Goodbye APIs, hello ABIs
A more enlightened and self-evident approach to programming interfaces that was always under our noses.
The trusty old API
A basic concept in computer programming you have surely heard of before is the Application Programming Interface, or API. The idea is pretty simple: these are the interfaces we sometimes create, other times use, to leverage software created by others. APIs form the backbone of SaaS, and indeed all data companies writ large. If such companies were locomotives and data was their haul, APIs would surely be the rails upon which it all runs.
It is also no secret that APIs are a weapon to be leveraged against competition. In the last ten to fifteen years, incumbent technology companies like Twitter, Google, Facebook, Amazon and doubtless others have openly leveraged their control of APIs to crush independent developments such as third-party clients and software that either threatens their bottom line or offends their arbitrary sensibilities. One can dial this back further to the heyday of Microsoft antitrust with the likes of OS/2 and Internet Explorer.
This double-edged sword is a consequence of APIs being fundamentally abstract. They are a convention, and nothing more. If both parties don’t agree to follow it, the API is rendered useless; if the API author decides for any reason that they don’t wish for their users to do something with their code, they can restructure the API to prevent them from doing that. Google did this to kill comprehensive ad-blocking, so is anything really off the table? In this sense, APIs have an unlimited capacity for tyranny. So, what is there to be done?
Those who follow this weblog or my Twitter are probably familiar with my lasting obsession about C. I have wrote prolifically about how C is uniquely powerful, sorely misunderstood, and more. ANSI C is the basis for my own programming language called C
*. But even as I am yet to author C
* code in the wild, there are many concepts that are fundamental to the mechanicalist school of thought which can be applied regardless of what programming language you use.
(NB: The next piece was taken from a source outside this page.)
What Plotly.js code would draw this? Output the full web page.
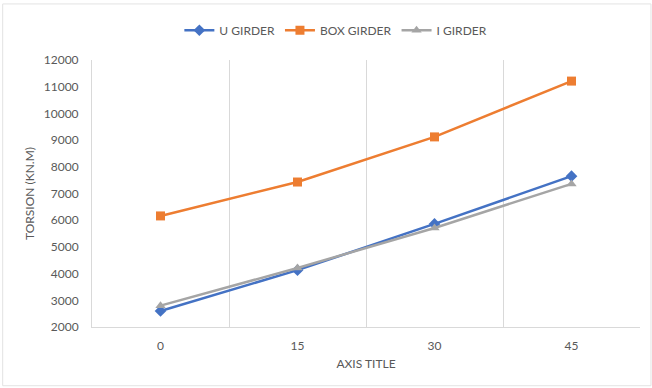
<!DOCTYPE html>
<html><head><meta charset="utf-8">
<script src="https://cdn.plot.ly/plotly-3.0.1.min.js"></script>
<style>html,body{margin:0;padding:0;background:#fff}#c{width:652px;height:388px}</style>
</head><body><div id="c"></div>
<script>
const categories = ["0", "15", "30", "45"];
const uGirder = [2600, 4130, 5860, 7650];
const boxGirder = [6160, 7430, 9120, 11210];
const iGirder = [2800, 4210, 5710, 7360];
const seriesNames = ["U GIRDER", "BOX GIRDER", "I GIRDER"];

const fam = "Lato, Open Sans, sans-serif";
const grey = "#595959";
const traces = [
  {x: categories, y: uGirder, name: seriesNames[0], type: "scatter", mode: "lines+markers",
   line: {color: "#4472C4", width: 2.5}, marker: {symbol: "diamond", size: 9, color: "#4472C4"}},
  {x: categories, y: boxGirder, name: seriesNames[1], type: "scatter", mode: "lines+markers",
   line: {color: "#ED7D31", width: 2.5}, marker: {symbol: "square", size: 9, color: "#ED7D31"}},
  {x: categories, y: iGirder, name: seriesNames[2], type: "scatter", mode: "lines+markers",
   line: {color: "#A5A5A5", width: 2.5}, marker: {symbol: "triangle-up", size: 9, color: "#A5A5A5"}}
];
const layout = {
  width: 652, height: 388,
  margin: {l: 92, r: 12, t: 60, b: 61, autoexpand: false},
  paper_bgcolor: "#fff", plot_bgcolor: "#fff",
  font: {family: fam, size: 12, color: grey},
  showlegend: true,
  legend: {orientation: "h", x: 0.445, xanchor: "center", yref: "container", y: 0.922, yanchor: "middle",
           font: {family: fam, size: 12, color: grey}},
  xaxis: {type: "category", range: [-0.5, 3.5], tickson: "boundaries", showgrid: true, gridcolor: "#D9D9D9", gridwidth: 1,
          ticks: "", showline: true, linecolor: "#D9D9D9", linewidth: 1,
          zeroline: false, ticklabelstandoff: 8, tickfont: {family: fam, size: 12, color: grey},
          title: {text: "AXIS TITLE", standoff: 7, font: {family: fam, size: 12, color: grey}}},
  yaxis: {range: [2000, 12000], dtick: 1000, tickformat: "d", showgrid: false, showline: true, linecolor: "#D9D9D9",
          ticks: "", zeroline: false, tickfont: {family: fam, size: 12, color: grey},
          ticklabelstandoff: 10,
          title: {text: "TORSION (KN.M)", standoff: 6, font: {family: fam, size: 12, color: grey}}},
  shapes: [{type: "rect", xref: "paper", yref: "paper", x0: -0.163, x1: 1.02, y0: -0.22, y1: 1.21,
            line: {color: "#E3E3E3", width: 1}, fillcolor: "rgba(0,0,0,0)", layer: "below"}]
};
Plotly.newPlot("c", traces, layout, {displayModeBar: false, staticPlot: true});
</script></body></html>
Central to mechanicalism is the concept of the Application Binary Interface, or ABI.
Conventionally, the definition of ABI most people use is quite narrow: ABIs define all of the ‘bylaws and trylaws’ used by operating systems to decide on how to handle calling conventions, ordering of structures, when and where to emit padding, and moreover how to translate the often ambiguous demands of abstract language standards into real, concrete binary limits. Here, however, we use a broader definition: ABIs define all of these things, but are understood as a general-purpose toolset that is centrally relevant to the programmer, rather than an opaque, ‘employees only’ sort of toolbox for implementing high-level languages like C.
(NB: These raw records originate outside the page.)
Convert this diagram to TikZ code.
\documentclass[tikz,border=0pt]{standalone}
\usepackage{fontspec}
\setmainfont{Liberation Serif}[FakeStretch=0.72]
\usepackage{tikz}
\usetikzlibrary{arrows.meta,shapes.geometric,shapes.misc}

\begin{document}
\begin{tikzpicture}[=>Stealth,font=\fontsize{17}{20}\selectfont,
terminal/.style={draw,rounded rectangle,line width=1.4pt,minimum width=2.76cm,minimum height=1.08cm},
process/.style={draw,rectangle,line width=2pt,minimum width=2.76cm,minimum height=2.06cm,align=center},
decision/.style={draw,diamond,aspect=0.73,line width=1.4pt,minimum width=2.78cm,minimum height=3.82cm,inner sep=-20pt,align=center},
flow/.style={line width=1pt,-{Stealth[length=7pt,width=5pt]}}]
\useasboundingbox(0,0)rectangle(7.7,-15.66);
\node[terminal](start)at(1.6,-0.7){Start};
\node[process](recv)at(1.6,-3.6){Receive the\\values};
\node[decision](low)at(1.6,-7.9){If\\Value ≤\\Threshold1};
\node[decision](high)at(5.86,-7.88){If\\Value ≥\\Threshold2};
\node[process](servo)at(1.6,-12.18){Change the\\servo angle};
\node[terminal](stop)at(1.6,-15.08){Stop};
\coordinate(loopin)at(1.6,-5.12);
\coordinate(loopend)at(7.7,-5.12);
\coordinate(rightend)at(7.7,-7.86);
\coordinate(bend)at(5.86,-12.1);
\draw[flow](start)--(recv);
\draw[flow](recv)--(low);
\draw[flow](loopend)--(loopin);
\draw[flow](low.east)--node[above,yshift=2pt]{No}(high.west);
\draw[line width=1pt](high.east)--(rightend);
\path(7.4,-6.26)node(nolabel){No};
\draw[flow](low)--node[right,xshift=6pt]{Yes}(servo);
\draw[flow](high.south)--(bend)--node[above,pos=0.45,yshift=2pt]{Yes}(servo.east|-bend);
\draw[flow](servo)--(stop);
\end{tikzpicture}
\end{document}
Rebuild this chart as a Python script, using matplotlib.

This greater definition was provoked by my work in drafting C
*. In leaning into the underrated strength of C called communicativity, the so-called ‘abstract machine’ used in C
* to model programs was radically revisited, and what one might call the type system was reoriented completely around the bit. More generally, C
* gives the programmer a complete toolset for defining their own ABI characteristics, both in the conventional sense of application plumbing, and in the broader sense of efficiently and independently interfacing with foreign systems.
Ironing it all out
Like APIs, ABIs are a medium to define conventions of interfacing between programmers. But unlike APIs, ABIs have a self-evident aspect about them: even without an explicit ruleset, ABIs can be reverse-engineered from instances of their usage. This puts adversarial programmers (hackers) on the same conceptual level as good faith programmers, centring the reality that all you can really trust is the layout of the bits you receive.
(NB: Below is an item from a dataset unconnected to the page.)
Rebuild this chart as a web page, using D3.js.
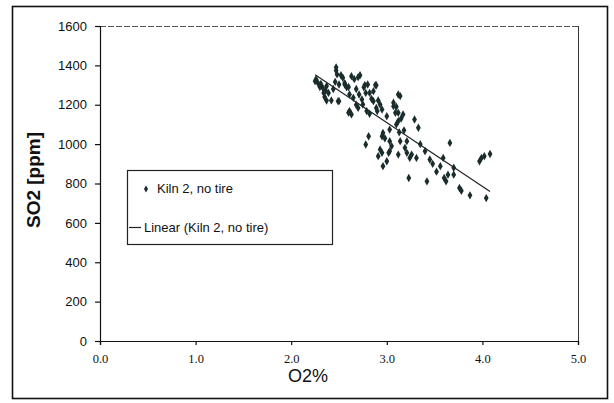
<!DOCTYPE html>
<html>
<head>
<meta charset="utf-8">
<script src="https://cdn.jsdelivr.net/npm/d3@7"></script>
<style>
  html, body { margin: 0; padding: 0; background: #fff; }
  svg { display: block; }
  text { font-family: "Liberation Sans", Arial, sans-serif; fill: #111; }
</style>
</head>
<body>
<svg id="chart" width="614" height="403"></svg>
<script>
// ---- Data ----
const seriesName = "Kiln 2, no tire";
const trendName = "Linear (Kiln 2, no tire)";
const o2 = [
  2.25, 2.26, 2.28, 2.31, 2.33, 2.34, 2.36, 2.37, 2.39, 2.37, 2.42, 2.47, 2.48, 2.46, 2.50, 2.47,
  2.54, 2.56, 2.58, 2.63, 2.70, 2.61, 2.65, 2.50, 2.71, 2.76, 2.80, 2.89, 2.74, 2.75,
  2.82, 2.86, 2.61, 2.63, 2.70, 2.79, 2.82, 2.86, 2.91, 2.93, 2.89, 2.95, 3.00, 3.07,
  3.09, 3.12, 3.14, 3.17, 3.12, 3.10, 3.29, 3.33, 3.03, 2.96, 2.95, 2.81, 2.78, 3.03,
  3.14, 3.21, 3.19, 3.21, 3.24, 2.93, 2.95, 2.91, 3.02, 3.03, 3.00, 2.96, 3.12, 3.31,
  3.26, 3.40, 3.45, 3.59, 3.56, 3.66, 3.23, 3.42, 3.60, 3.64, 3.62, 3.76, 3.78, 3.87,
  4.04, 3.97, 3.99, 4.02, 4.08, 3.70, 2.56, 2.60, 2.66, 2.77, 2.88, 2.49, 2.68, 2.72,
  2.78, 2.60, 2.90, 2.84, 3.12, 3.07, 3.10, 3.15, 3.13, 2.44, 2.52, 2.68, 2.30, 2.35,
  2.98, 3.05, 3.18, 3.35, 3.48, 3.52, 3.70
];
const so2 = [
  1320, 1330, 1310, 1306, 1286, 1260, 1272, 1221, 1260, 1295, 1222, 1374, 1354, 1316, 1303, 1390,
  1337, 1303, 1289, 1345, 1340, 1252, 1235, 1218, 1252, 1289, 1303, 1299, 1227, 1201,
  1260, 1269, 1168, 1151, 1184, 1168, 1154, 1218, 1222, 1201, 1184, 1176, 1142, 1193,
  1159, 1159, 1244, 1151, 1117, 1100, 1125, 1083, 1074, 1057, 1040, 1040, 998, 1015,
  1015, 1015, 981, 956, 930, 973, 956, 939, 956, 964, 913, 888, 947, 930,
  947, 964, 922, 930, 888, 1006, 828, 811, 828, 845, 811, 777, 763, 740,
  726, 913, 930, 939, 950, 845, 1310, 1290, 1330, 1300, 1300, 1218, 1280, 1350,
  1260, 1160, 1168, 1230, 1252, 1210, 1190, 1130, 1060, 1280, 1350, 1200, 1290, 1240,
  1030, 990, 1070, 1000, 900, 860, 880
];
const xTicks = [0, 1, 2, 3, 4, 5];
const yTicks = [0, 200, 400, 600, 800, 1000, 1200, 1400, 1600];
const xLabel = "O2%";
const yLabel = "SO2 [ppm]";

// ---- Layout ----
const svg = d3.select("#chart");
const mLeft = 100, mRight = 578, mTop = 26, mBottom = 341;

const x = d3.scaleLinear().domain([0, 5]).range([mLeft, mRight]);
const y = d3.scaleLinear().domain([0, 1600]).range([mBottom, mTop]);

// outer frame
svg.append("rect")
  .attr("x", 12.5).attr("y", 6.5).attr("width", 595).attr("height", 392)
  .attr("fill", "none").attr("stroke", "#111").attr("stroke-width", 1.6);

// plot area border (top dashed, right solid)
svg.append("line")
  .attr("x1", mLeft).attr("x2", mRight).attr("y1", mTop + 0.5).attr("y2", mTop + 0.5)
  .attr("stroke", "#555").attr("stroke-width", 1).attr("stroke-dasharray", "6,2");
svg.append("line")
  .attr("x1", mRight + 0.5).attr("x2", mRight + 0.5).attr("y1", mTop).attr("y2", mBottom)
  .attr("stroke", "#333").attr("stroke-width", 1);

// axes
const xAxis = d3.axisBottom(x).tickValues(xTicks).tickSize(4).tickPadding(9)
  .tickFormat(d3.format(".1f"));
const gx = svg.append("g").attr("transform", `translate(0,${mBottom})`).call(xAxis);
gx.select(".domain").attr("stroke", "#111").attr("stroke-width", 1.2);
gx.selectAll(".tick line").attr("stroke", "#111").attr("stroke-width", 1.2);
gx.selectAll(".tick text").attr("font-size", 12.5).attr("fill", "#111")
  .style("font-family", "'Liberation Serif', serif");

const yAxis = d3.axisLeft(y).tickValues(yTicks).tickSize(5).tickPadding(8)
  .tickFormat(d3.format("d"));
const gy = svg.append("g").attr("transform", `translate(${mLeft},0)`).call(yAxis);
gy.select(".domain").attr("stroke", "#111").attr("stroke-width", 1.2);
gy.selectAll(".tick line").attr("stroke", "#111").attr("stroke-width", 1.2);
gy.selectAll(".tick text").attr("font-size", 13).attr("fill", "#111")
  .style("font-family", "'Liberation Sans Narrow', 'Liberation Sans', Arial, sans-serif");

// axis labels
svg.append("text")
  .attr("x", 308).attr("y", 382)
  .attr("text-anchor", "middle")
  .attr("font-size", 18)
  .text(xLabel);
svg.append("text")
  .attr("transform", `translate(40,180) rotate(-90)`)
  .attr("text-anchor", "middle")
  .attr("font-size", 19)
  .attr("font-weight", "bold")
  .text(yLabel);

// data
const pts = o2.map((v, i) => ({ x: v, y: so2[i] }));

// linear trend (least squares)
const mx = d3.mean(pts, d => d.x), my = d3.mean(pts, d => d.y);
const slope = d3.sum(pts, d => (d.x - mx) * (d.y - my)) / d3.sum(pts, d => (d.x - mx) ** 2);
const icpt = my - slope * mx;
const [xmin, xmax] = d3.extent(pts, d => d.x);
const trend = [xmin, xmax].map(v => ({ x: v, y: icpt + slope * v }));

svg.append("path")
  .datum(trend)
  .attr("d", d3.line().x(d => x(d.x)).y(d => y(d.y)))
  .attr("fill", "none").attr("stroke", "#222").attr("stroke-width", 1.2);

const sym = d3.symbol().type(d3.symbolDiamond).size(20);
svg.append("g").selectAll("path")
  .data(pts)
  .join("path")
  .attr("transform", d => `translate(${x(d.x)},${y(d.y)})`)
  .attr("d", sym)
  .attr("fill", "#1a2c2c");

// legend
const lg = svg.append("g");
lg.append("rect")
  .attr("x", 127.5).attr("y", 170.5).attr("width", 205).attr("height", 74)
  .attr("fill", "#fff").attr("stroke", "#222").attr("stroke-width", 1.2);
lg.append("path")
  .attr("transform", "translate(146,189)")
  .attr("d", d3.symbol().type(d3.symbolDiamond).size(14))
  .attr("fill", "#1a2c2c");
lg.append("text").attr("x", 157).attr("y", 193).attr("font-size", 13).text(seriesName);
lg.append("line")
  .attr("x1", 129).attr("x2", 141).attr("y1", 227.5).attr("y2", 227.5)
  .attr("stroke", "#222").attr("stroke-width", 1.2);
lg.append("text").attr("x", 144).attr("y", 232).attr("font-size", 13).text(trendName);
</script>
</body>
</html>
It makes concrete information fundamental to the abstract task of ingesting potentially untrustworthy data: when you receive bits on the wire, you have a straightforward logic with which to discern if those bits are sufficient to construct a meaningful message or not. Your trust model about the caller and their intentions is separated from this task of sanitation with crystal clarity.
Finally, it defeats the political weight carried by APIs by revealing them to be false idols; however practically difficult it may be to discern a public website’s true ABI, it is always possible, and with enough resources, practical. No public service can deny the true ABI underlying their services without ceasing to be public altogether.
There is always an ABI to what you are using. The question is, are you using it? Or is it hidden away behind an API of someone else’s creation? What do they have to gain by denying you that ABI? What do you have to lose by being stuck with that?